Presentation (CTI)

OBJECTIVES: In network meta-analysis (NMA), the transitivity assumption requires that included studies be sufficiently comparable with respect to key effect modifiers, such as baseline patient characteristics (BCxs). However, heterogeneity in BCxs across studies may indicate distributional drift, similar to covariate shift in machine learning (ML), potentially biasing indirect comparisons. To address this, we propose a clustering-based approach to detect such drift, thereby enhancing the feasibility and credibility of NMA.
METHODS: We analyzed a simulated dataset of 15 studies, each reporting 8 BCx variables, using K-means clustering. The elbow method identified the optimal number of clusters by evaluating the within-cluster sum of squares (WCSS) across different values of k. Clustering was performed using the Hartigan and Wong (1979) algorithm to minimize intra-cluster variability. We then applied relative importance analysis (RIA) to quantify each feature’s contribution to cluster separation, analogous to feature attribution methods in machine learning. To quantify the distributional drift between clusters, Jensen-Shannon Divergence (JSD) was computed for the marginal distribution of each BCx variable across clusters. JSD provided a quantitative measure of heterogeneity between clusters.

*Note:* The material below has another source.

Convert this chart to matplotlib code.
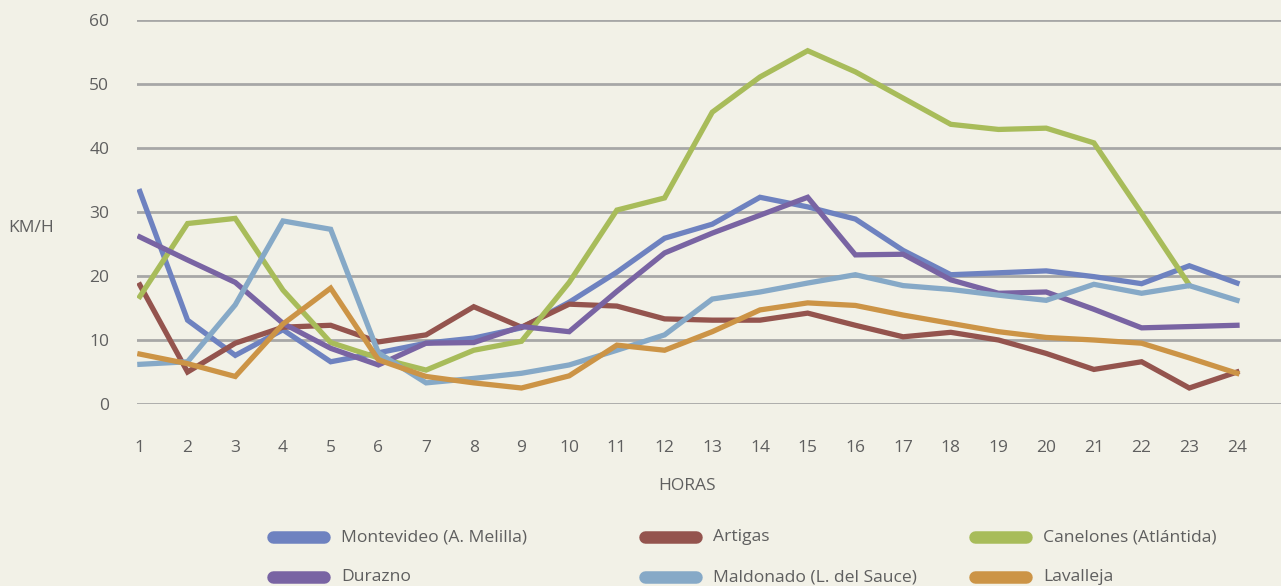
import numpy as np
import matplotlib.pyplot as plt
from matplotlib.lines import Line2D

# hours 1..24
horas = np.arange(1, 25)

montevideo = [33.2, 13.1, 7.6, 11.6, 6.6, 8.0, 9.5, 10.3, 11.9, 15.9, 20.6, 25.9,
              28.1, 32.3, 30.8, 28.9, 24.0, 20.2, 20.5, 20.8, 19.9, 18.8, 21.6, 18.9]
artigas = [18.6, 5.0, 9.5, 12.0, 12.3, 9.7, 10.8, 15.2, 12.0, 15.6, 15.3, 13.3,
           13.1, 13.1, 14.2, 12.3, 10.5, 11.2, 10.0, 7.9, 5.4, 6.6, 2.5, 5.0]
canelones = [16.8, 28.2, 29.0, 17.8, 9.6, 7.2, 5.3, 8.4, 9.8, 19.0, 30.3, 32.2,
             45.6, 51.1, 55.2, 51.9, 47.8, 43.7, 42.9, 43.1, 40.8, 29.8, 18.6, np.nan]
durazno = [26.1, 22.5, 19.0, 12.6, 8.7, 6.1, 9.5, 9.6, 12.1, 11.3, 17.6, 23.6,
           26.7, 29.5, 32.3, 23.3, 23.4, 19.4, 17.3, 17.5, 14.8, 11.9, 12.1, 12.3]
maldonado = [6.2, 6.6, 15.5, 28.6, 27.3, 8.0, 3.3, 4.0, 4.8, 6.1, 8.4, 10.8,
             16.4, 17.5, 18.9, 20.2, 18.5, 17.9, 17.0, 16.2, 18.7, 17.3, 18.5, 16.2]
lavalleja = [7.8, 6.3, 4.3, 12.5, 18.1, 6.9, 4.3, 3.3, 2.5, 4.4, 9.2, 8.4,
             11.3, 14.7, 15.8, 15.4, 13.9, 12.6, 11.3, 10.4, 10.0, 9.5, 7.2, 4.8]

series = [
    ("Montevideo (A. Melilla)", montevideo, "#6e82c0"),
    ("Artigas", artigas, "#94544e"),
    ("Canelones (Atlántida)", canelones, "#a8bc5a"),
    ("Durazno", durazno, "#7964a3"),
    ("Maldonado (L. del Sauce)", maldonado, "#86a9c7"),
    ("Lavalleja", lavalleja, "#cc9446"),
]

bg = "#f2f1e7"
txt = "#5f5f5f"
plt.rcParams['font.family'] = ['Open Sans', 'DejaVu Sans']

W, H = 1281, 586
fig = plt.figure(figsize=(W / 100, H / 100), dpi=100, facecolor=bg)
ax = fig.add_axes([137 / W, (H - 404) / H, 1 - 137 / W, 384 / H])
ax.set_facecolor(bg)

for name, vals, col in series:
    ax.plot(horas, vals, color=col, lw=3.8, solid_joinstyle='miter', label=name)

ax.set_ylim(0, 60)
ax.set_xlim(0.94, 24 + 44 / 47.7)
ax.set_yticks(range(0, 61, 10))
ax.set_xticks(horas)
ax.grid(axis='y', color='#a7a7a7', lw=2.0)
ax.set_axisbelow(True)
for s in ax.spines.values():
    s.set_visible(False)
ax.tick_params(axis='both', length=0, labelsize=12.5, colors=txt)
ax.tick_params(axis='x', pad=26)
ax.tick_params(axis='y', pad=20)

fig.text(31 / W, 1 - 228 / H, "KM/H", ha='center', va='center', fontsize=12.5, color=txt)
fig.text(687 / W, 1 - 486 / H, "HORAS", ha='center', va='center', fontsize=12.5, color=txt)

# legend laid out on a fixed grid like the original
col_x = [268, 640, 970]
row_y = [537, 577]
for i, (name, vals, col) in enumerate(series):
    x0 = col_x[i % 3]
    y0 = 1 - row_y[i // 3] / H
    fig.add_artist(Line2D([(x0 + 5) / W, (x0 + 56) / W], [y0, y0], color=col, lw=9,
                          solid_capstyle='round', transform=fig.transFigure))
    fig.text((x0 + 73) / W, y0, name, ha='left', va='center', fontsize=12.6, color=txt)

fig.savefig("out.png", dpi=100, facecolor=bg)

RESULTS: The elbow method identified k = 2 as the optimal clustering solution. K-means partitioned the studies into Cluster 1 (n = 12) and Cluster 2 (n = 3). Both RIA and JSD metrics confirmed substantial drift in these variables between clusters, revealing that the primary contributors to between-cluster variability were X1 (34%), X5 (25%), and X6 (13%) variables. This suggests that drift in these BCxs may influence comparability across studies.
CONCLUSIONS: Drift in BCxs across studies, if unaccounted for, may violate the transitivity assumption in NMA. A clustering-based approach enables the detection of such drift patterns, helping identify more homogeneous subsets of studies. Statisticians may leverage these clusters to perform stratified or sensitivity analyses, improving the robustness of treatment effect estimates in the presence of distributional shift.